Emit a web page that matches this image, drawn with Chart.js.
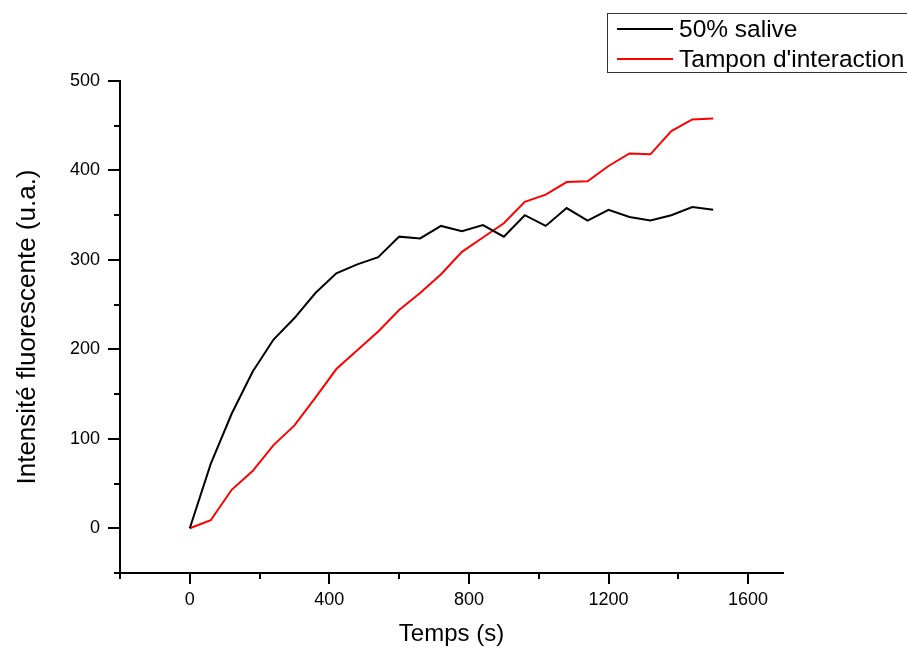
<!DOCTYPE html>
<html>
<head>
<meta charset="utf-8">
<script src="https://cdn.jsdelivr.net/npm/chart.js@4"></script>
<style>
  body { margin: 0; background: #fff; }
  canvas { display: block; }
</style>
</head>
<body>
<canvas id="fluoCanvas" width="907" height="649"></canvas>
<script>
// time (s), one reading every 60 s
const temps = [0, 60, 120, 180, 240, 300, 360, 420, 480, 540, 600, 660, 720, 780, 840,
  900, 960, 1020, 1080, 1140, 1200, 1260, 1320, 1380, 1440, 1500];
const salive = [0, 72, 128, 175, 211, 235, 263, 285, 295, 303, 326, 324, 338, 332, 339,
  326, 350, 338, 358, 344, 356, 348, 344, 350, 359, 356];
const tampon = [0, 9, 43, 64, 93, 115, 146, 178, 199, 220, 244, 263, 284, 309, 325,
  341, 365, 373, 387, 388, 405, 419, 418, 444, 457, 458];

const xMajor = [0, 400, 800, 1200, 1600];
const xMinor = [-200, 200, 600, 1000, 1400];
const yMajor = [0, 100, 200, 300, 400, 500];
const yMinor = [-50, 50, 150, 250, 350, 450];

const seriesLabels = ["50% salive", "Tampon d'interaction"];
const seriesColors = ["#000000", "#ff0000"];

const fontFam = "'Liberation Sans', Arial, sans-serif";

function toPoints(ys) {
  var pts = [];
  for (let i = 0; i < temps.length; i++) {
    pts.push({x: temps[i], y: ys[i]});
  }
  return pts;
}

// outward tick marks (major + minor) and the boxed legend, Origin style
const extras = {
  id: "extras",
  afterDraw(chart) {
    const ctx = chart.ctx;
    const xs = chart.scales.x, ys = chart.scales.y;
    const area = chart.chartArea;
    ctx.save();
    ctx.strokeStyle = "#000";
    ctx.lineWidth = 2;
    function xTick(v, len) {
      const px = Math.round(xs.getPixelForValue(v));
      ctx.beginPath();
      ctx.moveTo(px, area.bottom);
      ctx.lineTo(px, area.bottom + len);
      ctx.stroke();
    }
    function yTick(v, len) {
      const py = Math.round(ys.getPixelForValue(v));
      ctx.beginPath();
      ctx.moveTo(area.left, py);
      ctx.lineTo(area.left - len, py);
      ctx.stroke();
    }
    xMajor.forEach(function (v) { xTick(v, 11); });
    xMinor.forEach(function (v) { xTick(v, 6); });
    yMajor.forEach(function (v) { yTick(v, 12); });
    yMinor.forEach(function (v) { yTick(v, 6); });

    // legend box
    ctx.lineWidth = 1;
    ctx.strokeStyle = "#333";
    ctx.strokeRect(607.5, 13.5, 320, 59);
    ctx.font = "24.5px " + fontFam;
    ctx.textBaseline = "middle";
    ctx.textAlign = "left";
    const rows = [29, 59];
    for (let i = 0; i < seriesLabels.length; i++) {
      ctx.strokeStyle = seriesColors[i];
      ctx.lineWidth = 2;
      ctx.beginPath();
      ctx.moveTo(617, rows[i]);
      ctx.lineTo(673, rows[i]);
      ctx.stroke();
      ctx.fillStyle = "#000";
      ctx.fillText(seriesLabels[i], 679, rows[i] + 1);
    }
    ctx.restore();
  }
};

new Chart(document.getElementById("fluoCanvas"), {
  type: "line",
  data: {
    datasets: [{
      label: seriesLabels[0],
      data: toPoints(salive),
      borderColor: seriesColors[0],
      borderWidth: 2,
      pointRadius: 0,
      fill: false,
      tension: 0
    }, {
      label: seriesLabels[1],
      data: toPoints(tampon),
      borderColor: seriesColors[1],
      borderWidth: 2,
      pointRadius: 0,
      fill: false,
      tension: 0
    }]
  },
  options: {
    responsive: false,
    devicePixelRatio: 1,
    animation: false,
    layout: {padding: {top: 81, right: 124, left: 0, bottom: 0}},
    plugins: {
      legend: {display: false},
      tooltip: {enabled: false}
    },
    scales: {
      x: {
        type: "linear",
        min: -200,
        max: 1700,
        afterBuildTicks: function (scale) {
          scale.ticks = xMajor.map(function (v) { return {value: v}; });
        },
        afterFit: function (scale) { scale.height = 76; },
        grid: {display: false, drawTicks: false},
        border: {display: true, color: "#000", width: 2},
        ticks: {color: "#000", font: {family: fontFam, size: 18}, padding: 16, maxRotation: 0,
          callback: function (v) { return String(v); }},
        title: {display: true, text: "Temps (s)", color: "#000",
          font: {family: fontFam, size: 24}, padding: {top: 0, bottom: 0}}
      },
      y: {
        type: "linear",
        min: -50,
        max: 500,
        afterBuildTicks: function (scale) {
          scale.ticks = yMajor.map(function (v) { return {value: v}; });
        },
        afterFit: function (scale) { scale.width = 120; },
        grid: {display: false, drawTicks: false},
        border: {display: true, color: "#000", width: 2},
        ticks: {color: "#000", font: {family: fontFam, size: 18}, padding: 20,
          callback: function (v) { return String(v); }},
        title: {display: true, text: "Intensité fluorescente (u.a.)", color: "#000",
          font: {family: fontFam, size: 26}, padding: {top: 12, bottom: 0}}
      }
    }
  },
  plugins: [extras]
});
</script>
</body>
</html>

> **Set exercise**
Give back every line exactly as it stands, pictures excluded.

> **Finished exercise**
Emit a web page that matches this image, drawn with Chart.js.
<!DOCTYPE html>
<html>
<head>
<meta charset="utf-8">
<script src="https://cdn.jsdelivr.net/npm/chart.js@4"></script>
<style>
  body { margin: 0; background: #fff; }
  canvas { display: block; }
</style>
</head>
<body>
<canvas id="fluoCanvas" width="907" height="649"></canvas>
<script>
// time (s), one reading every 60 s
const temps = [0, 60, 120, 180, 240, 300, 360, 420, 480, 540, 600, 660, 720, 780, 840,
  900, 960, 1020, 1080, 1140, 1200, 1260, 1320, 1380, 1440, 1500];
const salive = [0, 72, 128, 175, 211, 235, 263, 285, 295, 303, 326, 324, 338, 332, 339,
  326, 350, 338, 358, 344, 356, 348, 344, 350, 359, 356];
const tampon = [0, 9, 43, 64, 93, 115, 146, 178, 199, 220, 244, 263, 284, 309, 325,
  341, 365, 373, 387, 388, 405, 419, 418, 444, 457, 458];

const xMajor = [0, 400, 800, 1200, 1600];
const xMinor = [-200, 200, 600, 1000, 1400];
const yMajor = [0, 100, 200, 300, 400, 500];
const yMinor = [-50, 50, 150, 250, 350, 450];

const seriesLabels = ["50% salive", "Tampon d'interaction"];
const seriesColors = ["#000000", "#ff0000"];

const fontFam = "'Liberation Sans', Arial, sans-serif";

function toPoints(ys) {
  var pts = [];
  for (let i = 0; i < temps.length; i++) {
    pts.push({x: temps[i], y: ys[i]});
  }
  return pts;
}

// outward tick marks (major + minor) and the boxed legend, Origin style
const extras = {
  id: "extras",
  afterDraw(chart) {
    const ctx = chart.ctx;
    const xs = chart.scales.x, ys = chart.scales.y;
    const area = chart.chartArea;
    ctx.save();
    ctx.strokeStyle = "#000";
    ctx.lineWidth = 2;
    function xTick(v, len) {
      const px = Math.round(xs.getPixelForValue(v));
      ctx.beginPath();
      ctx.moveTo(px, area.bottom);
      ctx.lineTo(px, area.bottom + len);
      ctx.stroke();
    }
    function yTick(v, len) {
      const py = Math.round(ys.getPixelForValue(v));
      ctx.beginPath();
      ctx.moveTo(area.left, py);
      ctx.lineTo(area.left - len, py);
      ctx.stroke();
    }
    xMajor.forEach(function (v) { xTick(v, 11); });
    xMinor.forEach(function (v) { xTick(v, 6); });
    yMajor.forEach(function (v) { yTick(v, 12); });
    yMinor.forEach(function (v) { yTick(v, 6); });

    // legend box
    ctx.lineWidth = 1;
    ctx.strokeStyle = "#333";
    ctx.strokeRect(607.5, 13.5, 320, 59);
    ctx.font = "24.5px " + fontFam;
    ctx.textBaseline = "middle";
    ctx.textAlign = "left";
    const rows = [29, 59];
    for (let i = 0; i < seriesLabels.length; i++) {
      ctx.strokeStyle = seriesColors[i];
      ctx.lineWidth = 2;
      ctx.beginPath();
      ctx.moveTo(617, rows[i]);
      ctx.lineTo(673, rows[i]);
      ctx.stroke();
      ctx.fillStyle = "#000";
      ctx.fillText(seriesLabels[i], 679, rows[i] + 1);
    }
    ctx.restore();
  }
};

new Chart(document.getElementById("fluoCanvas"), {
  type: "line",
  data: {
    datasets: [{
      label: seriesLabels[0],
      data: toPoints(salive),
      borderColor: seriesColors[0],
      borderWidth: 2,
      pointRadius: 0,
      fill: false,
      tension: 0
    }, {
      label: seriesLabels[1],
      data: toPoints(tampon),
      borderColor: seriesColors[1],
      borderWidth: 2,
      pointRadius: 0,
      fill: false,
      tension: 0
    }]
  },
  options: {
    responsive: false,
    devicePixelRatio: 1,
    animation: false,
    layout: {padding: {top: 81, right: 124, left: 0, bottom: 0}},
    plugins: {
      legend: {display: false},
      tooltip: {enabled: false}
    },
    scales: {
      x: {
        type: "linear",
        min: -200,
        max: 1700,
        afterBuildTicks: function (scale) {
          scale.ticks = xMajor.map(function (v) { return {value: v}; });
        },
        afterFit: function (scale) { scale.height = 76; },
        grid: {display: false, drawTicks: false},
        border: {display: true, color: "#000", width: 2},
        ticks: {color: "#000", font: {family: fontFam, size: 18}, padding: 16, maxRotation: 0,
          callback: function (v) { return String(v); }},
        title: {display: true, text: "Temps (s)", color: "#000",
          font: {family: fontFam, size: 24}, padding: {top: 0, bottom: 0}}
      },
      y: {
        type: "linear",
        min: -50,
        max: 500,
        afterBuildTicks: function (scale) {
          scale.ticks = yMajor.map(function (v) { return {value: v}; });
        },
        afterFit: function (scale) { scale.width = 120; },
        grid: {display: false, drawTicks: false},
        border: {display: true, color: "#000", width: 2},
        ticks: {color: "#000", font: {family: fontFam, size: 18}, padding: 20,
          callback: function (v) { return String(v); }},
        title: {display: true, text: "Intensité fluorescente (u.a.)", color: "#000",
          font: {family: fontFam, size: 26}, padding: {top: 12, bottom: 0}}
      }
    }
  },
  plugins: [extras]
});
</script>
</body>
</html>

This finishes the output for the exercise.